**Supplied information**.
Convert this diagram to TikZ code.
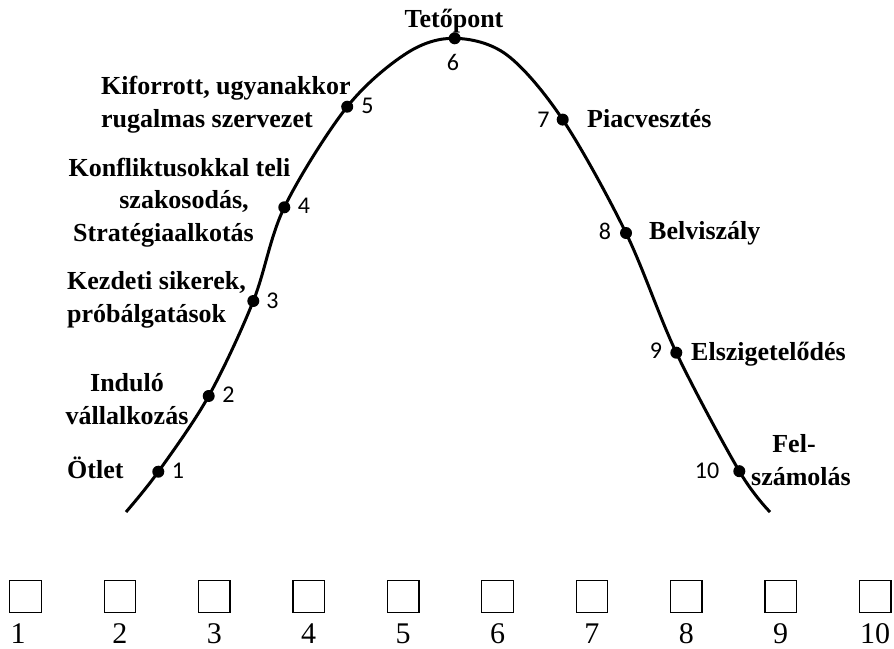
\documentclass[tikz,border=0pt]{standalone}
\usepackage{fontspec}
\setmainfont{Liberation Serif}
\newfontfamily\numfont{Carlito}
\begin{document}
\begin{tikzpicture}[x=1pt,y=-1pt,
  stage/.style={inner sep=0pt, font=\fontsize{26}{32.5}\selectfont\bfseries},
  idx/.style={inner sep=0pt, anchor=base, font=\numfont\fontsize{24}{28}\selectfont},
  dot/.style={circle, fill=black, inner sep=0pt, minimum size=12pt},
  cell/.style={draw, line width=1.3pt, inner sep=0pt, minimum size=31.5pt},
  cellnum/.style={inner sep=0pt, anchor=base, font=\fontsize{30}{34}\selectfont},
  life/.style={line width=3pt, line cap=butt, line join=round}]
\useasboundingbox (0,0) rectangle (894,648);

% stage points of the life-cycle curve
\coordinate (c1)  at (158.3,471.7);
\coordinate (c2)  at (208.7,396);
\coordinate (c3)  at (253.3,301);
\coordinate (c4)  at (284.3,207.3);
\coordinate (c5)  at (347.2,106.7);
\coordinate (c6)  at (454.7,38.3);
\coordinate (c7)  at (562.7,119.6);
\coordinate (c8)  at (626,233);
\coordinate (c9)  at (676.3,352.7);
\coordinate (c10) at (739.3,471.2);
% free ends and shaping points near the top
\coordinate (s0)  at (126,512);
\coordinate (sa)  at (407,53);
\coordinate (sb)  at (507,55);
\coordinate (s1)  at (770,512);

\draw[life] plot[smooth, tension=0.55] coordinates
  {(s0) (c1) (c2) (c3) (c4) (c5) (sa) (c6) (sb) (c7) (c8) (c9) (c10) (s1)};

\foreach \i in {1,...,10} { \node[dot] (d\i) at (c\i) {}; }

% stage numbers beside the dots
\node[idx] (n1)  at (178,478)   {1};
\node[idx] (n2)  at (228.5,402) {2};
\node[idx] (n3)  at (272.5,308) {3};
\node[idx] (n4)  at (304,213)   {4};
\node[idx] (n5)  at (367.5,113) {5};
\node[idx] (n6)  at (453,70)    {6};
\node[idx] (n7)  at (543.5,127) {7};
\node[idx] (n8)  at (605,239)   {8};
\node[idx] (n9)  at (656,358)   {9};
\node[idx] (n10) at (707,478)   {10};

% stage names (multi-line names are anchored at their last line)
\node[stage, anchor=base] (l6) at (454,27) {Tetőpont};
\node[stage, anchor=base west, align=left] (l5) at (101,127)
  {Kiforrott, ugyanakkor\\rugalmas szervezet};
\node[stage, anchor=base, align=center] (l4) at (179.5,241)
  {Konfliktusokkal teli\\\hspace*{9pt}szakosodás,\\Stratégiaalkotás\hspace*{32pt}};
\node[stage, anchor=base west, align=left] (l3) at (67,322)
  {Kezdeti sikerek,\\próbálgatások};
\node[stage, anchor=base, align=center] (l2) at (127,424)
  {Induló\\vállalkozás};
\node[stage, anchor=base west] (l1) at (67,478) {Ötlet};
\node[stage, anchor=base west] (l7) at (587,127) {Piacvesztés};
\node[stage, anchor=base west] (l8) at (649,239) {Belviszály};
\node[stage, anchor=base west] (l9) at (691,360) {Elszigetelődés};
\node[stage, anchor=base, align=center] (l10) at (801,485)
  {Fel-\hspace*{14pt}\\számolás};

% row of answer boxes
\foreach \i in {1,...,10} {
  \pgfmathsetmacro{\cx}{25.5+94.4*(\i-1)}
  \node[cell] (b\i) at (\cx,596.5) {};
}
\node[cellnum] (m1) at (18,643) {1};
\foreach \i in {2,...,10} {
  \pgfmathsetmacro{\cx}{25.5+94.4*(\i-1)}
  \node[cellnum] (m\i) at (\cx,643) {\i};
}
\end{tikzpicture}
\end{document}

**Exercise details**.
Pictures stay out. Print the data exactly, from its first line through the line containing "(0,0) rectangle (894,648);".

**Solution below**.
Convert this diagram to TikZ code.
\documentclass[tikz,border=0pt]{standalone}
\usepackage{fontspec}
\setmainfont{Liberation Serif}
\newfontfamily\numfont{Carlito}
\begin{document}
\begin{tikzpicture}[x=1pt,y=-1pt,
  stage/.style={inner sep=0pt, font=\fontsize{26}{32.5}\selectfont\bfseries},
  idx/.style={inner sep=0pt, anchor=base, font=\numfont\fontsize{24}{28}\selectfont},
  dot/.style={circle, fill=black, inner sep=0pt, minimum size=12pt},
  cell/.style={draw, line width=1.3pt, inner sep=0pt, minimum size=31.5pt},
  cellnum/.style={inner sep=0pt, anchor=base, font=\fontsize{30}{34}\selectfont},
  life/.style={line width=3pt, line cap=butt, line join=round}]
\useasboundingbox (0,0) rectangle (894,648);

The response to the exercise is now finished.